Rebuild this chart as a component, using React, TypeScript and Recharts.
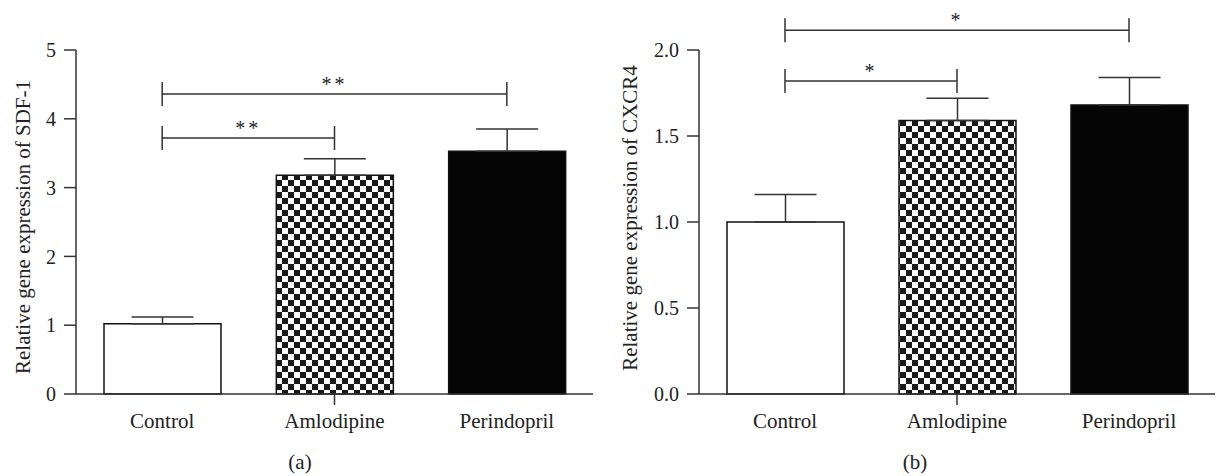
import React from 'react';
import { BarChart, Bar, XAxis, YAxis, Cell, ErrorBar, ReferenceLine } from 'recharts';

const groups = ['Control', 'Amlodipine', 'Perindopril'];

// (a) SDF-1
const sdfMean = [1.02, 3.18, 3.53];
const sdfSem = [0.1, 0.24, 0.32];
const sdfTicks = [0, 1, 2, 3, 4, 5];
const sdfSig = [
  { from: 'Control', to: 'Amlodipine', y: 3.72, mark: '**' },
  { from: 'Control', to: 'Perindopril', y: 4.36, mark: '**' },
];

// (b) CXCR4
const cxcrMean = [1.0, 1.59, 1.68];
const cxcrSem = [0.16, 0.13, 0.16];
const cxcrTicks = [0, 0.5, 1.0, 1.5, 2.0];
const cxcrSig = [
  { from: 'Control', to: 'Amlodipine', y: 1.82, mark: '*' },
  { from: 'Control', to: 'Perindopril', y: 2.115, mark: '*' },
];

const FILLS = ['#ffffff', 'url(#checker)', '#050505'];
const FONT = '"Liberation Serif", "DejaVu Serif", serif';
const INK = '#222';
const LINE = '#333';

const GroupTick = (p: any) => {
  const { x, y, payload, index } = p;
  return (
    <g>
      {index === 1 && <line x1={x} y1={y} x2={x} y2={y + 11} stroke={LINE} strokeWidth={1.5} />}
      <text x={x} y={y + 34} textAnchor="middle" fontSize={21} fontFamily={FONT} fill={INK}>
        {payload.value}
      </text>
    </g>
  );
};

const bracket = (mark: string) => (p: any) => {
  const { x1, y1, x2 } = p;
  return (
    <g>
      <path
        d={`M${x1},${y1 - 12}V${y1 + 12}M${x1},${y1}H${x2}M${x2},${y1 - 12}V${y1 + 12}`}
        stroke={LINE}
        strokeWidth={1.5}
        fill="none"
      />
      <text x={(x1 + x2) / 2} y={y1 - 3} textAnchor="middle" fontSize={20} fontFamily={FONT} fill={INK} letterSpacing={3}>
        {mark}
      </text>
    </g>
  );
};

interface PanelProps {
  left: number;
  width: number;
  yAxisWidth: number;
  rightMargin: number;
  means: number[];
  sems: number[];
  ticks: number[];
  domain: [number, number];
  sig: { from: string; to: string; y: number; mark: string }[];
  yLabel: string;
  labelX: number;
  labelY: number;
  fmt: (v: number) => string;
}

const Panel: React.FC<PanelProps> = ({ left, width, yAxisWidth, rightMargin, means, sems, ticks, domain, sig, yLabel, labelX, labelY, fmt }) => {
  const data = groups.map((g, i) => ({ name: g, value: means[i], err: [0, sems[i]] }));
  return (
    <div style={{ position: 'absolute', left, top: 0, width, height: 476 }}>
      <BarChart width={width} height={476} data={data} margin={{ top: 50, right: rightMargin, bottom: 0, left: 0 }}>
        <XAxis
          dataKey="name"
          height={82}
          axisLine={{ stroke: LINE, strokeWidth: 1.5 }}
          tickLine={false}
          tickSize={0}
          tickMargin={0}
          tick={<GroupTick />}
          interval={0}
        />
        <YAxis
          width={yAxisWidth}
          domain={domain}
          ticks={ticks}
          interval={0}
          tickFormatter={fmt}
          tickSize={12}
          tickMargin={8}
          axisLine={{ stroke: LINE, strokeWidth: 1.5 }}
          tickLine={{ stroke: LINE, strokeWidth: 1.5 }}
          tick={{ fill: INK, fontSize: 20, fontFamily: FONT }}
          label={{
            content: () => (
              <text
                x={labelX}
                y={labelY}
                transform={`rotate(-90 ${labelX} ${labelY})`}
                textAnchor="middle"
                dominantBaseline="central"
                fontSize={21}
                fontFamily={FONT}
                fill={INK}
              >
                {yLabel}
              </text>
            ),
          }}
        />
        <Bar dataKey="value" barSize={117} stroke="#111" strokeWidth={1.5} isAnimationActive={false}>
          {data.map((d, i) => (
            <Cell key={d.name} fill={FILLS[i]} />
          ))}
          <ErrorBar dataKey="err" direction="y" width={31} stroke={LINE} strokeWidth={1.5} isAnimationActive={false} />
        </Bar>
        {sig.map((s) => (
          <ReferenceLine
            key={s.to + s.y}
            segment={[{ x: s.from, y: s.y }, { x: s.to, y: s.y }]}
            ifOverflow="visible"
            shape={bracket(s.mark)}
          />
        ))}
      </BarChart>
    </div>
  );
};

export default function App() {
  return (
    <div style={{ position: 'absolute', left: 0, top: 0, width: 1217, height: 476, background: '#fff', fontFamily: FONT }}>
      <svg width={0} height={0} style={{ position: 'absolute' }}>
        <defs>
          <pattern id="checker" patternUnits="userSpaceOnUse" width={12} height={12}>
            <rect x={0} y={0} width={12} height={12} fill="#fff" />
            <rect x={0} y={0} width={6} height={6} fill="#1a1a1a" />
            <rect x={6} y={6} width={6} height={6} fill="#1a1a1a" />
          </pattern>
        </defs>
      </svg>
      <Panel
        left={0}
        width={600}
        yAxisWidth={76}
        rightMargin={7}
        means={sdfMean}
        sems={sdfSem}
        ticks={sdfTicks}
        domain={[0, 5]}
        sig={sdfSig}
        yLabel="Relative gene expression of SDF-1"
        labelX={23}
        labelY={227}
        fmt={(v) => String(v)}
      />
      <Panel
        left={600}
        width={617}
        yAxisWidth={99}
        rightMargin={2}
        means={cxcrMean}
        sems={cxcrSem}
        ticks={cxcrTicks}
        domain={[0, 2]}
        sig={cxcrSig}
        yLabel="Relative gene expression of CXCR4"
        labelX={30}
        labelY={218}
        fmt={(v) => v.toFixed(1)}
      />
      <div style={{ position: 'absolute', left: 0, width: 600, top: 452, textAlign: 'center', fontSize: 21, lineHeight: '20px', color: INK }}>
        (a)
      </div>
      <div style={{ position: 'absolute', left: 600, width: 630, top: 452, textAlign: 'center', fontSize: 21, lineHeight: '20px', color: INK }}>
        (b)
      </div>
    </div>
  );
}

= = = = = = =

> **Exercise aim**:
Write the listing out a second time exactly, dropping all images.

> **Solved exercise**:
Rebuild this chart as a component, using React, TypeScript and Recharts.
import React from 'react';
import { BarChart, Bar, XAxis, YAxis, Cell, ErrorBar, ReferenceLine } from 'recharts';

const groups = ['Control', 'Amlodipine', 'Perindopril'];

// (a) SDF-1
const sdfMean = [1.02, 3.18, 3.53];
const sdfSem = [0.1, 0.24, 0.32];
const sdfTicks = [0, 1, 2, 3, 4, 5];
const sdfSig = [
  { from: 'Control', to: 'Amlodipine', y: 3.72, mark: '**' },
  { from: 'Control', to: 'Perindopril', y: 4.36, mark: '**' },
];

// (b) CXCR4
const cxcrMean = [1.0, 1.59, 1.68];
const cxcrSem = [0.16, 0.13, 0.16];
const cxcrTicks = [0, 0.5, 1.0, 1.5, 2.0];
const cxcrSig = [
  { from: 'Control', to: 'Amlodipine', y: 1.82, mark: '*' },
  { from: 'Control', to: 'Perindopril', y: 2.115, mark: '*' },
];

const FILLS = ['#ffffff', 'url(#checker)', '#050505'];
const FONT = '"Liberation Serif", "DejaVu Serif", serif';
const INK = '#222';
const LINE = '#333';

const GroupTick = (p: any) => {
  const { x, y, payload, index } = p;
  return (
    <g>
      {index === 1 && <line x1={x} y1={y} x2={x} y2={y + 11} stroke={LINE} strokeWidth={1.5} />}
      <text x={x} y={y + 34} textAnchor="middle" fontSize={21} fontFamily={FONT} fill={INK}>
        {payload.value}
      </text>
    </g>
  );
};

const bracket = (mark: string) => (p: any) => {
  const { x1, y1, x2 } = p;
  return (
    <g>
      <path
        d={`M${x1},${y1 - 12}V${y1 + 12}M${x1},${y1}H${x2}M${x2},${y1 - 12}V${y1 + 12}`}
        stroke={LINE}
        strokeWidth={1.5}
        fill="none"
      />
      <text x={(x1 + x2) / 2} y={y1 - 3} textAnchor="middle" fontSize={20} fontFamily={FONT} fill={INK} letterSpacing={3}>
        {mark}
      </text>
    </g>
  );
};

interface PanelProps {
  left: number;
  width: number;
  yAxisWidth: number;
  rightMargin: number;
  means: number[];
  sems: number[];
  ticks: number[];
  domain: [number, number];
  sig: { from: string; to: string; y: number; mark: string }[];
  yLabel: string;
  labelX: number;
  labelY: number;
  fmt: (v: number) => string;
}

const Panel: React.FC<PanelProps> = ({ left, width, yAxisWidth, rightMargin, means, sems, ticks, domain, sig, yLabel, labelX, labelY, fmt }) => {
  const data = groups.map((g, i) => ({ name: g, value: means[i], err: [0, sems[i]] }));
  return (
    <div style={{ position: 'absolute', left, top: 0, width, height: 476 }}>
      <BarChart width={width} height={476} data={data} margin={{ top: 50, right: rightMargin, bottom: 0, left: 0 }}>
        <XAxis
          dataKey="name"
          height={82}
          axisLine={{ stroke: LINE, strokeWidth: 1.5 }}
          tickLine={false}
          tickSize={0}
          tickMargin={0}
          tick={<GroupTick />}
          interval={0}
        />
        <YAxis
          width={yAxisWidth}
          domain={domain}
          ticks={ticks}
          interval={0}
          tickFormatter={fmt}
          tickSize={12}
          tickMargin={8}
          axisLine={{ stroke: LINE, strokeWidth: 1.5 }}
          tickLine={{ stroke: LINE, strokeWidth: 1.5 }}
          tick={{ fill: INK, fontSize: 20, fontFamily: FONT }}
          label={{
            content: () => (
              <text
                x={labelX}
                y={labelY}
                transform={`rotate(-90 ${labelX} ${labelY})`}
                textAnchor="middle"
                dominantBaseline="central"
                fontSize={21}
                fontFamily={FONT}
                fill={INK}
              >
                {yLabel}
              </text>
            ),
          }}
        />
        <Bar dataKey="value" barSize={117} stroke="#111" strokeWidth={1.5} isAnimationActive={false}>
          {data.map((d, i) => (
            <Cell key={d.name} fill={FILLS[i]} />
          ))}
          <ErrorBar dataKey="err" direction="y" width={31} stroke={LINE} strokeWidth={1.5} isAnimationActive={false} />
        </Bar>
        {sig.map((s) => (
          <ReferenceLine
            key={s.to + s.y}
            segment={[{ x: s.from, y: s.y }, { x: s.to, y: s.y }]}
            ifOverflow="visible"
            shape={bracket(s.mark)}
          />
        ))}
      </BarChart>
    </div>
  );
};

export default function App() {
  return (
    <div style={{ position: 'absolute', left: 0, top: 0, width: 1217, height: 476, background: '#fff', fontFamily: FONT }}>
      <svg width={0} height={0} style={{ position: 'absolute' }}>
        <defs>
          <pattern id="checker" patternUnits="userSpaceOnUse" width={12} height={12}>
            <rect x={0} y={0} width={12} height={12} fill="#fff" />
            <rect x={0} y={0} width={6} height={6} fill="#1a1a1a" />
            <rect x={6} y={6} width={6} height={6} fill="#1a1a1a" />
          </pattern>
        </defs>
      </svg>
      <Panel
        left={0}
        width={600}
        yAxisWidth={76}
        rightMargin={7}
        means={sdfMean}
        sems={sdfSem}
        ticks={sdfTicks}
        domain={[0, 5]}
        sig={sdfSig}
        yLabel="Relative gene expression of SDF-1"
        labelX={23}
        labelY={227}
        fmt={(v) => String(v)}
      />
      <Panel
        left={600}
        width={617}
        yAxisWidth={99}
        rightMargin={2}
        means={cxcrMean}
        sems={cxcrSem}
        ticks={cxcrTicks}
        domain={[0, 2]}
        sig={cxcrSig}
        yLabel="Relative gene expression of CXCR4"
        labelX={30}
        labelY={218}
        fmt={(v) => v.toFixed(1)}
      />
      <div style={{ position: 'absolute', left: 0, width: 600, top: 452, textAlign: 'center', fontSize: 21, lineHeight: '20px', color: INK }}>
        (a)
      </div>
      <div style={{ position: 'absolute', left: 600, width: 630, top: 452, textAlign: 'center', fontSize: 21, lineHeight: '20px', color: INK }}>
        (b)
      </div>
    </div>
  );
}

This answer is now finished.